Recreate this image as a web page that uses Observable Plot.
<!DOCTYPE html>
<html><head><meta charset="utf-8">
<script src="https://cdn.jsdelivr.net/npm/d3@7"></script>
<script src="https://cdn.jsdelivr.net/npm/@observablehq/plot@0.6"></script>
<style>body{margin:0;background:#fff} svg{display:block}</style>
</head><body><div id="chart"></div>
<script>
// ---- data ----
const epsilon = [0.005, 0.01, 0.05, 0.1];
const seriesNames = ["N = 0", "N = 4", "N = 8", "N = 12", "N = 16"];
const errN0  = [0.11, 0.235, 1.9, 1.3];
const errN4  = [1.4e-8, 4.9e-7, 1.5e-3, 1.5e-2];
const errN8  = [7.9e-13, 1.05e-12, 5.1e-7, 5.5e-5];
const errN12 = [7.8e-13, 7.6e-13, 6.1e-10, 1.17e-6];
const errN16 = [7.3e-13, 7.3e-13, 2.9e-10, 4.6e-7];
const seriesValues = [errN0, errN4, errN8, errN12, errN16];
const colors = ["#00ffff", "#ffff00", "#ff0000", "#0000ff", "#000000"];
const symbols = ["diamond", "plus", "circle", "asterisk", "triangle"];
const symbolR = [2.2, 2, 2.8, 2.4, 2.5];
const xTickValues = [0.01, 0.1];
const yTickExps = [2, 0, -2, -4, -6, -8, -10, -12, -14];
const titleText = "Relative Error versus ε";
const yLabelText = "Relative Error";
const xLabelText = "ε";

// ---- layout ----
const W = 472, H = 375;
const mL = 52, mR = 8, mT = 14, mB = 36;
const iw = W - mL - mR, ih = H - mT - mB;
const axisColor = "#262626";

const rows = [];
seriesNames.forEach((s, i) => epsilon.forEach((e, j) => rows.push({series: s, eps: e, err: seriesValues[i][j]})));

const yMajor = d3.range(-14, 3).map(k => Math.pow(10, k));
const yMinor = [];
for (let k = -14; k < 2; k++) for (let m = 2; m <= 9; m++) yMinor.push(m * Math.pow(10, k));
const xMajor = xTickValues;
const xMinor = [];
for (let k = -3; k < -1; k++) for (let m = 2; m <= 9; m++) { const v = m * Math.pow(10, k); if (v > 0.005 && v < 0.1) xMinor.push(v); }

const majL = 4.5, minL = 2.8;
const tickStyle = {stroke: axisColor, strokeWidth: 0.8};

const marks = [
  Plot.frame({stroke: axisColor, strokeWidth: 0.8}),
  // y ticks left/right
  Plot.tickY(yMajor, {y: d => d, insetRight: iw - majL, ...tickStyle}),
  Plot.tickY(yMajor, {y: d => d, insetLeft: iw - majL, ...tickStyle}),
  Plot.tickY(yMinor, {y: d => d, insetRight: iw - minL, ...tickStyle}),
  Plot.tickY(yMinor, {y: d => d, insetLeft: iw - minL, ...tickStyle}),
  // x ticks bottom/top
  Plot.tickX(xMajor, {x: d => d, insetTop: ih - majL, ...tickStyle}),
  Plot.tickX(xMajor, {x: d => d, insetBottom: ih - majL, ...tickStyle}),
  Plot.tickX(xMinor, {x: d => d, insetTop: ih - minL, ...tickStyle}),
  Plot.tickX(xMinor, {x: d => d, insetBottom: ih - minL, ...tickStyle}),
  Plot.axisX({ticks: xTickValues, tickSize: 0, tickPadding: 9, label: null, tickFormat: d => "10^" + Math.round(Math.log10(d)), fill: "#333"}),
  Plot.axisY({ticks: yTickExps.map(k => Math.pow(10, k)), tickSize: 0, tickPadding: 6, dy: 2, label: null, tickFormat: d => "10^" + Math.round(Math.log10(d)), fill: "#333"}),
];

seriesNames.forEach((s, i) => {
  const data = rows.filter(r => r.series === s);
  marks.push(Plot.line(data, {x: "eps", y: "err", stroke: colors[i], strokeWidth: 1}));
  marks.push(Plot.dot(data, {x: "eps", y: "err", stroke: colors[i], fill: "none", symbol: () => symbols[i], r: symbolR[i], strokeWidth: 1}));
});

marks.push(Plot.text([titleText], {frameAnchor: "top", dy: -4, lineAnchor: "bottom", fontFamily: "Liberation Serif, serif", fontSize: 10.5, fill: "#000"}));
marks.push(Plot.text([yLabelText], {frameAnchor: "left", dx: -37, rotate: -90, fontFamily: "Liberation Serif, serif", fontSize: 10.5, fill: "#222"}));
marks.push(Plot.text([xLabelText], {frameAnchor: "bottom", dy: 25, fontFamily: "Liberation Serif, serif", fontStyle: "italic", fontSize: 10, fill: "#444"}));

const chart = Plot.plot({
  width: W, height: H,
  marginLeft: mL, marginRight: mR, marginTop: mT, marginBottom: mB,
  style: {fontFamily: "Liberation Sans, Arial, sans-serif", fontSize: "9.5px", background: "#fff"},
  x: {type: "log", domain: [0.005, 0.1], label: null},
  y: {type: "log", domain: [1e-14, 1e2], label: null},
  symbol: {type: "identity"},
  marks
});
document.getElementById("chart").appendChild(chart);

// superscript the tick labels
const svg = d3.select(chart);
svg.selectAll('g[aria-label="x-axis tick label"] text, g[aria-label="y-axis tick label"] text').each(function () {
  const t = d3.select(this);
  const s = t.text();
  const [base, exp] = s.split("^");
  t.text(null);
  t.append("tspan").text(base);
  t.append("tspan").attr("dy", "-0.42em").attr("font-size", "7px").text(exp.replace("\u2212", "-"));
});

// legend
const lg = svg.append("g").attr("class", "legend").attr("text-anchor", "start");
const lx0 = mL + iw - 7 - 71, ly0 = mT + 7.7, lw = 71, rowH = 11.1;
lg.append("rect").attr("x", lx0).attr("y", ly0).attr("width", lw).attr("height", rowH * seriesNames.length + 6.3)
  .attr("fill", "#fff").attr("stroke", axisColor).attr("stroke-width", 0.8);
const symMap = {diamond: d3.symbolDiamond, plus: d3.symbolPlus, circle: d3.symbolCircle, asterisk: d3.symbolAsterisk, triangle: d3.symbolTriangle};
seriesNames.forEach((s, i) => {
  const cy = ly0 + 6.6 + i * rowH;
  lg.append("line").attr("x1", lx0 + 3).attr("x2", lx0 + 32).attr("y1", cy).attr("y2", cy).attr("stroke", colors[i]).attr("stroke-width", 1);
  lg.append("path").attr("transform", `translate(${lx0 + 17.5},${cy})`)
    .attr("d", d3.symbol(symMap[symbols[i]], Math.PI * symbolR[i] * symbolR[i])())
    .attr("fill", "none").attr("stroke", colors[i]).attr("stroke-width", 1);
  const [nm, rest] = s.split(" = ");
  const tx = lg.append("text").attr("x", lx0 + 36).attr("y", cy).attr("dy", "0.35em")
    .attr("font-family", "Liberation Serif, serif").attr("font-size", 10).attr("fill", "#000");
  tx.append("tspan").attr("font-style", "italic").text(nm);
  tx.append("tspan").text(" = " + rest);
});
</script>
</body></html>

# DIRECTIONS FOR THIS TASK
Return, please, the lines of the data from the first through the line containing "seriesNames.forEach((s, i) => epsilon.forEach((e, j)", both kept, exactly as they stand and nothing more.

# SOLUTION
Recreate this image as a web page that uses Observable Plot.
<!DOCTYPE html>
<html><head><meta charset="utf-8">
<script src="https://cdn.jsdelivr.net/npm/d3@7"></script>
<script src="https://cdn.jsdelivr.net/npm/@observablehq/plot@0.6"></script>
<style>body{margin:0;background:#fff} svg{display:block}</style>
</head><body><div id="chart"></div>
<script>
// ---- data ----
const epsilon = [0.005, 0.01, 0.05, 0.1];
const seriesNames = ["N = 0", "N = 4", "N = 8", "N = 12", "N = 16"];
const errN0  = [0.11, 0.235, 1.9, 1.3];
const errN4  = [1.4e-8, 4.9e-7, 1.5e-3, 1.5e-2];
const errN8  = [7.9e-13, 1.05e-12, 5.1e-7, 5.5e-5];
const errN12 = [7.8e-13, 7.6e-13, 6.1e-10, 1.17e-6];
const errN16 = [7.3e-13, 7.3e-13, 2.9e-10, 4.6e-7];
const seriesValues = [errN0, errN4, errN8, errN12, errN16];
const colors = ["#00ffff", "#ffff00", "#ff0000", "#0000ff", "#000000"];
const symbols = ["diamond", "plus", "circle", "asterisk", "triangle"];
const symbolR = [2.2, 2, 2.8, 2.4, 2.5];
const xTickValues = [0.01, 0.1];
const yTickExps = [2, 0, -2, -4, -6, -8, -10, -12, -14];
const titleText = "Relative Error versus ε";
const yLabelText = "Relative Error";
const xLabelText = "ε";

// ---- layout ----
const W = 472, H = 375;
const mL = 52, mR = 8, mT = 14, mB = 36;
const iw = W - mL - mR, ih = H - mT - mB;
const axisColor = "#262626";

const rows = [];
seriesNames.forEach((s, i) => epsilon.forEach((e, j) => rows.push({series: s, eps: e, err: seriesValues[i][j]})));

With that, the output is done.